--- begin DATASET EXCERPT ---

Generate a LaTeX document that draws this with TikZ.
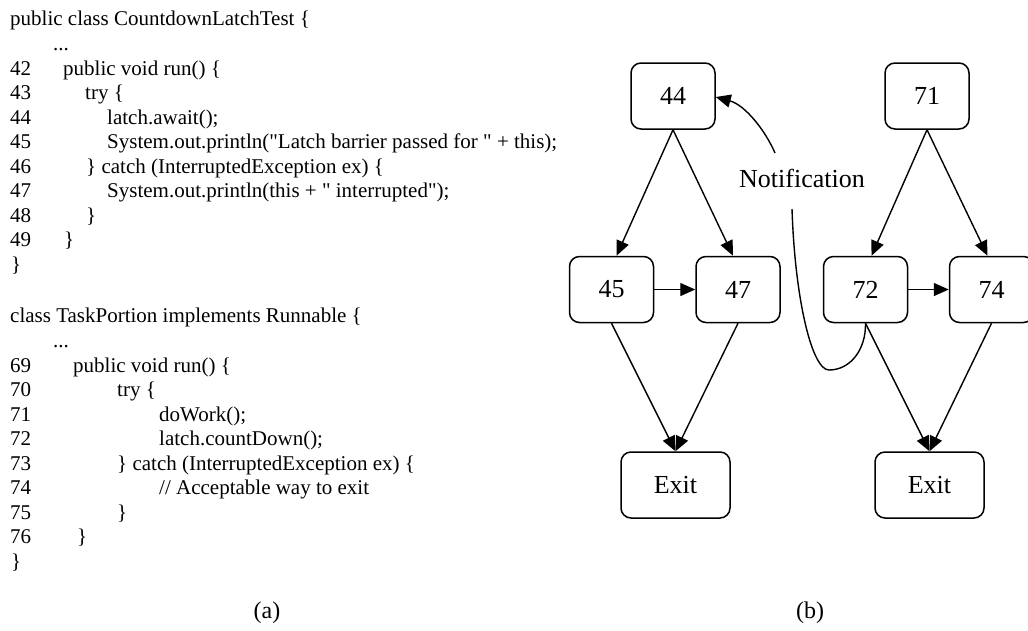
\documentclass[tikz,border=0pt]{standalone}
\usepackage{fontspec}
\setmainfont{Liberation Serif}[Ligatures=TeXOff]
\usetikzlibrary{arrows.meta}
\begin{document}
\begin{tikzpicture}[x=1pt,y=-1pt,
  code/.style={anchor=base west, inner sep=0pt, font=\fontsize{21}{25}\selectfont},
  captext/.style={anchor=base, inner sep=0pt, font=\fontsize{24}{28}\selectfont},
  box/.style={draw, line width=1.5pt, rounded corners=10pt, minimum width=84pt, minimum height=66pt, font=\fontsize{26}{30}\selectfont, inner sep=0pt},
  exitbox/.style={box, minimum width=109pt},
  edge/.style={line width=1.4pt, -{Triangle[length=15pt,width=13pt]}},
  plain/.style={line width=1.4pt},
]
\useasboundingbox (0,0) rectangle (1028,630);
\clip (0,0) rectangle (1028,630);
% ---- code (a) ----
\node[code] (c0) at (10,25) {public class CountdownLatchTest \{};
\node[code] (c1) at (53,50) {...};
\node[code] (n42) at (10,75) {42}; \node[code] (t42) at (63,75) {public void run() \{};
\node[code] (n43) at (10,99.5) {43}; \node[code] (t43) at (85,99.5) {try \{};
\node[code] (n44t) at (10,124) {44}; \node[code] (t44) at (107,124) {latch.await();};
\node[code] (n45t) at (10,148.5) {45}; \node[code] (t45) at (107,148.5) {System.out.println("Latch barrier passed for " + this);};
\node[code] (n46) at (10,173) {46}; \node[code] (t46) at (86,173) {\} catch (InterruptedException ex) \{};
\node[code] (n47t) at (10,197.5) {47}; \node[code] (t47) at (107,197.5) {System.out.println(this + " interrupted");};
\node[code] (n48) at (10,222) {48}; \node[code] (t48) at (86,222) {\}};
\node[code] (n49) at (10,246.5) {49}; \node[code] (t49) at (64,246.5) {\}};
\node[code] (c2) at (11,271) {\}};
\node[code] (c3) at (10,322) {class TaskPortion implements Runnable \{};
\node[code] (c4) at (53,347) {...};
\node[code] (n69) at (10,372) {69}; \node[code] (t69) at (73,372) {public void run() \{};
\node[code] (n70) at (10,396.5) {70}; \node[code] (t70) at (117,396.5) {try \{};
\node[code] (n71t) at (10,421) {71}; \node[code] (t71) at (159,421) {doWork();};
\node[code] (n72t) at (10,445.5) {72}; \node[code] (t72) at (159,445.5) {latch.countDown();};
\node[code] (n73) at (10,470) {73}; \node[code] (t73) at (117,470) {\} catch (InterruptedException ex) \{};
\node[code] (n74t) at (10,494.5) {74}; \node[code] (t74) at (159,494.5) {// Acceptable way to exit};
\node[code] (n75) at (10,519) {75}; \node[code] (t75) at (117,519) {\}};
\node[code] (n76) at (10,543.5) {76}; \node[code] (t76) at (77,543.5) {\}};
\node[code] (c5) at (11,568) {\}};
\node[captext] (capa) at (267,618) {(a)};
\node[captext] (capb) at (810,618) {(b)};
% ---- graph (b) ----
\node[box] (g44) at (673,96) {44};
\node[box] (g71) at (927,96) {71};
\node[box] (g45) at (611.5,289.5) {45};
\node[box] (g47) at (738,289.5) {47};
\node[box] (g72) at (865.5,289.5) {72};
\node[box] (g74) at (991.5,289.5) {74};
\node[exitbox] (ex1) at (675.5,485) {Exit};
\node[exitbox] (ex2) at (929.5,485) {Exit};
\draw[edge] (g44.south) -- ([xshift=5pt]g45.north);
\draw[edge] (g44.south) -- ([xshift=-5pt]g47.north);
\draw[edge] (g71.south) -- ([xshift=6pt]g72.north);
\draw[edge] (g71.south) -- ([xshift=-4pt]g74.north);
\draw[edge] (g45.east) -- (g47.west);
\draw[edge] (g72.east) -- (g74.west);
\draw[edge] (g45.south) -- (ex1.north);
\draw[edge] (g47.south) -- (ex1.north);
\draw[edge] (g72.south) -- (ex2.north);
\draw[edge] (g74.south) -- (ex2.north);
% notification
\coordinate (nlow) at (792,209);
\coordinate (nhigh) at (775,153);
\node[anchor=base, inner sep=0pt, font=\fontsize{26}{30}\selectfont] (notif) at (802,187) {Notification};
\draw[plain] (g72.south) .. controls (866,350) and (850,370) .. (829,370)
   .. controls (812,370) and (795,300) .. (nlow);
\draw[edge] (nhigh) .. controls (765,130) and (745,105) .. ([yshift=-1pt]g44.east);
\end{tikzpicture}
\end{document}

--- end DATASET EXCERPT ---

#### THE TASK:
Repeat the data exactly, without the pictures.

#### EXERCISE SOLUTION:
Generate a LaTeX document that draws this with TikZ.
\documentclass[tikz,border=0pt]{standalone}
\usepackage{fontspec}
\setmainfont{Liberation Serif}[Ligatures=TeXOff]
\usetikzlibrary{arrows.meta}
\begin{document}
\begin{tikzpicture}[x=1pt,y=-1pt,
  code/.style={anchor=base west, inner sep=0pt, font=\fontsize{21}{25}\selectfont},
  captext/.style={anchor=base, inner sep=0pt, font=\fontsize{24}{28}\selectfont},
  box/.style={draw, line width=1.5pt, rounded corners=10pt, minimum width=84pt, minimum height=66pt, font=\fontsize{26}{30}\selectfont, inner sep=0pt},
  exitbox/.style={box, minimum width=109pt},
  edge/.style={line width=1.4pt, -{Triangle[length=15pt,width=13pt]}},
  plain/.style={line width=1.4pt},
]
\useasboundingbox (0,0) rectangle (1028,630);
\clip (0,0) rectangle (1028,630);
% ---- code (a) ----
\node[code] (c0) at (10,25) {public class CountdownLatchTest \{};
\node[code] (c1) at (53,50) {...};
\node[code] (n42) at (10,75) {42}; \node[code] (t42) at (63,75) {public void run() \{};
\node[code] (n43) at (10,99.5) {43}; \node[code] (t43) at (85,99.5) {try \{};
\node[code] (n44t) at (10,124) {44}; \node[code] (t44) at (107,124) {latch.await();};
\node[code] (n45t) at (10,148.5) {45}; \node[code] (t45) at (107,148.5) {System.out.println("Latch barrier passed for " + this);};
\node[code] (n46) at (10,173) {46}; \node[code] (t46) at (86,173) {\} catch (InterruptedException ex) \{};
\node[code] (n47t) at (10,197.5) {47}; \node[code] (t47) at (107,197.5) {System.out.println(this + " interrupted");};
\node[code] (n48) at (10,222) {48}; \node[code] (t48) at (86,222) {\}};
\node[code] (n49) at (10,246.5) {49}; \node[code] (t49) at (64,246.5) {\}};
\node[code] (c2) at (11,271) {\}};
\node[code] (c3) at (10,322) {class TaskPortion implements Runnable \{};
\node[code] (c4) at (53,347) {...};
\node[code] (n69) at (10,372) {69}; \node[code] (t69) at (73,372) {public void run() \{};
\node[code] (n70) at (10,396.5) {70}; \node[code] (t70) at (117,396.5) {try \{};
\node[code] (n71t) at (10,421) {71}; \node[code] (t71) at (159,421) {doWork();};
\node[code] (n72t) at (10,445.5) {72}; \node[code] (t72) at (159,445.5) {latch.countDown();};
\node[code] (n73) at (10,470) {73}; \node[code] (t73) at (117,470) {\} catch (InterruptedException ex) \{};
\node[code] (n74t) at (10,494.5) {74}; \node[code] (t74) at (159,494.5) {// Acceptable way to exit};
\node[code] (n75) at (10,519) {75}; \node[code] (t75) at (117,519) {\}};
\node[code] (n76) at (10,543.5) {76}; \node[code] (t76) at (77,543.5) {\}};
\node[code] (c5) at (11,568) {\}};
\node[captext] (capa) at (267,618) {(a)};
\node[captext] (capb) at (810,618) {(b)};
% ---- graph (b) ----
\node[box] (g44) at (673,96) {44};
\node[box] (g71) at (927,96) {71};
\node[box] (g45) at (611.5,289.5) {45};
\node[box] (g47) at (738,289.5) {47};
\node[box] (g72) at (865.5,289.5) {72};
\node[box] (g74) at (991.5,289.5) {74};
\node[exitbox] (ex1) at (675.5,485) {Exit};
\node[exitbox] (ex2) at (929.5,485) {Exit};
\draw[edge] (g44.south) -- ([xshift=5pt]g45.north);
\draw[edge] (g44.south) -- ([xshift=-5pt]g47.north);
\draw[edge] (g71.south) -- ([xshift=6pt]g72.north);
\draw[edge] (g71.south) -- ([xshift=-4pt]g74.north);
\draw[edge] (g45.east) -- (g47.west);
\draw[edge] (g72.east) -- (g74.west);
\draw[edge] (g45.south) -- (ex1.north);
\draw[edge] (g47.south) -- (ex1.north);
\draw[edge] (g72.south) -- (ex2.north);
\draw[edge] (g74.south) -- (ex2.north);
% notification
\coordinate (nlow) at (792,209);
\coordinate (nhigh) at (775,153);
\node[anchor=base, inner sep=0pt, font=\fontsize{26}{30}\selectfont] (notif) at (802,187) {Notification};
\draw[plain] (g72.south) .. controls (866,350) and (850,370) .. (829,370)
   .. controls (812,370) and (795,300) .. (nlow);
\draw[edge] (nhigh) .. controls (765,130) and (745,105) .. ([yshift=-1pt]g44.east);
\end{tikzpicture}
\end{document}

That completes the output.